AIM OF THE EXERCISE
Include the line containing "const band = 109.1;" and all lines before it, repeated exactly from the listing below, without pictures.

GIVEN MATERIAL
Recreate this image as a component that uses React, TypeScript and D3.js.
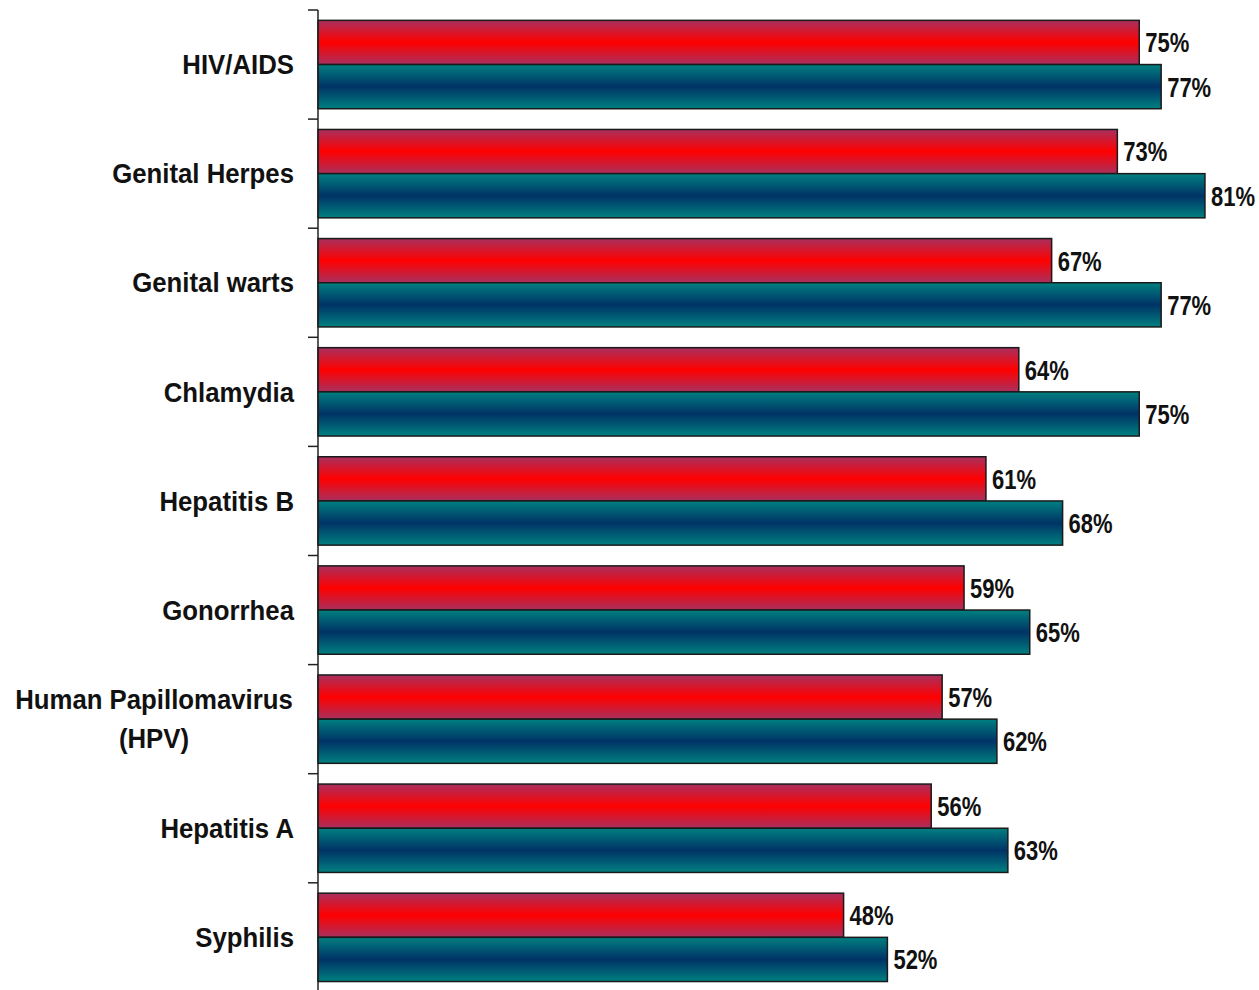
import React from "react";
import * as d3 from "d3";

const categories = [
  "HIV/AIDS",
  "Genital Herpes",
  "Genital warts",
  "Chlamydia",
  "Hepatitis B",
  "Gonorrhea",
  "Human Papillomavirus (HPV)",
  "Hepatitis A",
  "Syphilis",
];
const seriesRed = [75, 73, 67, 64, 61, 59, 57, 56, 48];
const seriesTeal = [77, 81, 77, 75, 68, 65, 62, 63, 52];
const categoryLines: Record<string, string[]> = {
  "Human Papillomavirus (HPV)": ["Human Papillomavirus", "(HPV)"],
};

const W = 1259;
const H = 990;
const axisX = 318;
const top = 10;
const band = 109.1;

export default function App() {
  const x = d3.scaleLinear().domain([0, 100]).range([axisX, axisX + 1095]);
  const y = d3
    .scaleBand<string>()
    .domain(categories)
    .range([top, top + band * categories.length])
    .paddingInner(0.19)
    .paddingOuter(0.095);
  const sub = d3
    .scaleBand<string>()
    .domain(["red", "teal"])
    .range([0, y.bandwidth()]);
  const ticks = d3.range(categories.length + 1).map((i) => top + i * band);
  const font = "'Liberation Sans', Arial, sans-serif";
  const labelScale = 0.955;
  const valueScale = 0.8;

  return (
    <svg
      width={W}
      height={H}
      style={{ position: "absolute", left: 0, top: 0, background: "#fff" }}
    >
      <defs>
        <linearGradient id="gRed" x1="0" y1="0" x2="0" y2="1">
          <stop offset="0" stopColor="#A8305E" />
          <stop offset="0.5" stopColor="#FF0000" />
          <stop offset="1" stopColor="#A8305E" />
        </linearGradient>
        <linearGradient id="gTeal" x1="0" y1="0" x2="0" y2="1">
          <stop offset="0" stopColor="#008080" />
          <stop offset="0.5" stopColor="#003366" />
          <stop offset="1" stopColor="#008080" />
        </linearGradient>
      </defs>
      {categories.map((c, i) => {
        const by = y(c)!;
        const rows = [
          { key: "red", v: seriesRed[i], fill: "url(#gRed)" },
          { key: "teal", v: seriesTeal[i], fill: "url(#gTeal)" },
        ];
        const lines = categoryLines[c] || [c];
        const cy = by + y.bandwidth() / 2;
        return (
          <g key={c}>
            {rows.map((r) => (
              <g key={r.key}>
                <rect
                  x={x(0)}
                  y={by + sub(r.key)!}
                  width={x(r.v) - x(0)}
                  height={sub.bandwidth()}
                  fill={r.fill}
                  stroke="#1a1a1a"
                  strokeWidth={1.5}
                />
                <text
                  transform={`translate(${x(r.v) + 6},${
                    by + sub(r.key)! + sub.bandwidth() / 2
                  }) scale(${valueScale},1)`}
                  dy="0.36em"
                  fontFamily={font}
                  fontWeight="bold"
                  fontSize={27.5}
                  fill="#111"
                >
                  {r.v}%
                </text>
              </g>
            ))}
            {lines.length === 1 ? (
              <text
                transform={`translate(294,${cy}) scale(${labelScale},1)`}
                dy="0.36em"
                textAnchor="end"
                fontFamily={font}
                fontWeight="bold"
                fontSize={27}
                fill="#111"
              >
                {c}
              </text>
            ) : (
              lines.map((l, k) => (
                <text
                  key={k}
                  transform={`translate(154,${
                    cy + (k - (lines.length - 1) / 2) * 39
                  }) scale(${labelScale},1)`}
                  dy="0.36em"
                  textAnchor="middle"
                  fontFamily={font}
                  fontWeight="bold"
                  fontSize={27}
                  fill="#111"
                >
                  {l}
                </text>
              ))
            )}
          </g>
        );
      })}
      <line x1={axisX} x2={axisX} y1={top} y2={H} stroke="#222" strokeWidth={1.5} />
      {ticks.map((t, i) => (
        <line key={i} x1={axisX - 10} x2={axisX} y1={t} y2={t} stroke="#222" strokeWidth={1.5} />
      ))}
    </svg>
  );
}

SOLUTION
Recreate this image as a component that uses React, TypeScript and D3.js.
import React from "react";
import * as d3 from "d3";

const categories = [
  "HIV/AIDS",
  "Genital Herpes",
  "Genital warts",
  "Chlamydia",
  "Hepatitis B",
  "Gonorrhea",
  "Human Papillomavirus (HPV)",
  "Hepatitis A",
  "Syphilis",
];
const seriesRed = [75, 73, 67, 64, 61, 59, 57, 56, 48];
const seriesTeal = [77, 81, 77, 75, 68, 65, 62, 63, 52];
const categoryLines: Record<string, string[]> = {
  "Human Papillomavirus (HPV)": ["Human Papillomavirus", "(HPV)"],
};

const W = 1259;
const H = 990;
const axisX = 318;
const top = 10;
const band = 109.1;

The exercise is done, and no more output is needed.